As this “image” cannot be physical, it must be mental and moral, and the fact that man is, in this way, kin of God, postulates and presupposes that the purpose of God, whatever it is, embraces all mankind, and it implies also that all men have a capacity for God.

The third postulate is:

 

  1. The Fallen Condition of all Mankind.

 

The Bible tells us that man, endowed with mind and will, and so with moral freedom, rebelled against God, with the result that he who was “made in God’s image and after His likeness” “begat a son in his own likeness, after his image” (Gen. v. 3). In Adam the human race fell.

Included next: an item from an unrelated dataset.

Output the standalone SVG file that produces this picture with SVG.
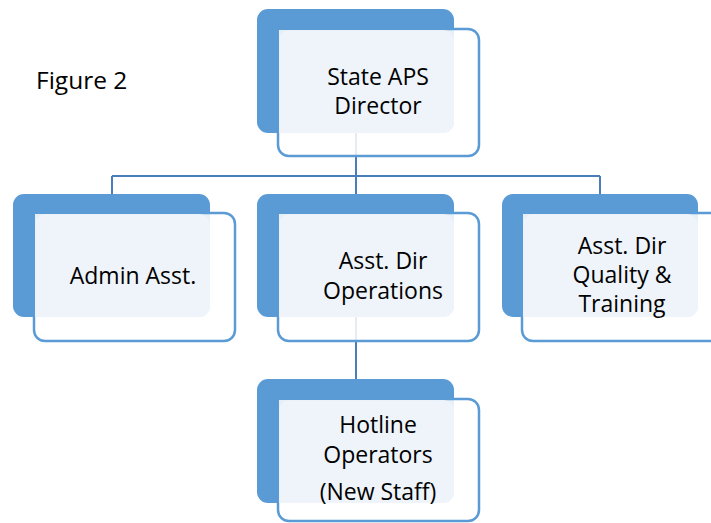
<svg xmlns="http://www.w3.org/2000/svg" width="711" height="523" viewBox="0 0 711 523">
<style>
.back{fill:#5B9BD5}
.front{fill:#ffffff;fill-opacity:0.85;stroke:#5B9BD5;stroke-width:2.5}
.light{fill:#EEF3FA;fill-opacity:0.95}
.lbl{font-family:"Open Sans","Liberation Sans",sans-serif;font-size:23px;fill:#000;text-anchor:middle}
.conn{stroke:#4A7EBB;stroke-width:2;fill:none}
</style>
<rect width="711" height="523" fill="#fff"/>
<text x="36" y="89" style="font-family:'Open Sans','Liberation Sans',sans-serif;font-size:24.5px;fill:#000">Figure 2</text>
<g id="connectors">
<path class="conn" d="M356 133V176M112 176H600M112 176V195M356 176V195M600 176V195M356 317V380"/>
</g>
<g id="director">
<rect class="back" x="257" y="9" width="197" height="124" rx="11"/>
<rect class="front" x="278" y="29" width="201" height="127" rx="11"/>
<path class="light" d="M279 30H443A11 11 0 0 1 454 41V122A11 11 0 0 1 443 133H279Z"/>
<text class="lbl" x="378" y="85">State APS</text>
<text class="lbl" x="378" y="114">Director</text>
</g>
<g id="admin">
<rect class="back" x="13" y="194" width="197" height="123" rx="11"/>
<rect class="front" x="34" y="213" width="201" height="128" rx="11"/>
<path class="light" d="M35 214H199A11 11 0 0 1 210 225V306A11 11 0 0 1 199 317H35Z"/>
<text class="lbl" x="133" y="284">Admin Asst.</text>
</g>
<g id="operations">
<rect class="back" x="257" y="194" width="197" height="123" rx="11"/>
<rect class="front" x="278" y="213" width="201" height="128" rx="11"/>
<path class="light" d="M279 214H443A11 11 0 0 1 454 225V306A11 11 0 0 1 443 317H279Z"/>
<text class="lbl" x="383" y="269">Asst. Dir</text>
<text class="lbl" x="383" y="299">Operations</text>
</g>
<g id="quality">
<rect class="back" x="502" y="194" width="196" height="123" rx="11"/>
<rect class="front" x="522" y="213" width="201" height="128" rx="11"/>
<path class="light" d="M523 214H687A11 11 0 0 1 698 225V306A11 11 0 0 1 687 317H523Z"/>
<text class="lbl" x="622" y="254">Asst. Dir</text>
<text class="lbl" x="622" y="283">Quality &amp;</text>
<text class="lbl" x="622" y="312">Training</text>
</g>
<g id="hotline">
<rect class="back" x="257" y="379" width="197" height="124" rx="11"/>
<rect class="front" x="278" y="399" width="201" height="122" rx="11"/>
<path class="light" d="M279 400H443A11 11 0 0 1 454 411V492A11 11 0 0 1 443 503H279Z"/>
<text class="lbl" x="378" y="433">Hotline</text>
<text class="lbl" x="378" y="463">Operators</text>
<text class="lbl" x="378" y="500">(New Staff)</text>
</g>
</svg>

“By one man sin entered into the world, and death by sin; and so death passed upon all men, for that all have sinned” (Rom. v. 12).

This is the third great postulate of human history, and, like the other two, it bears the mark of universality. The moral need of any man is the moral need of all men.

And the fourth postulate is:

 

  1. The Fact of a Redemptive Revelation.

 

The first prophecy in the Bible is made by God to the devil:

“I will put enmity between thee and the woman, and between thy seed and her seed. It shall bruise thy head, and thou shalt bruise his heel” (Gen. iii. 15).

Undoubtedly this means that “out of the heart of humanity there should arise One who would prove the restorer of the race to the fellowship of God lost by sin.”

As mankind have a common origin, they also have a common need, which is met by what Jude calls, “the common salvation” (3). Here again is the note of universality.

On these four great postulates alike history and revelation rest.

God is infinite and good.

Man is kin of God.

All men are sinners.

Salvation is provided for all.

These facts alone demonstrate the world outlook of the Bible and show it to be from start to finish a missionary Book.

These foundational ideas, however, are far from being all the evidence in the Bible of God’s attitude towards and design for all mankind. These great postulates are supported by a wealth of statement to the same purpose, and this is found in all the Scriptures.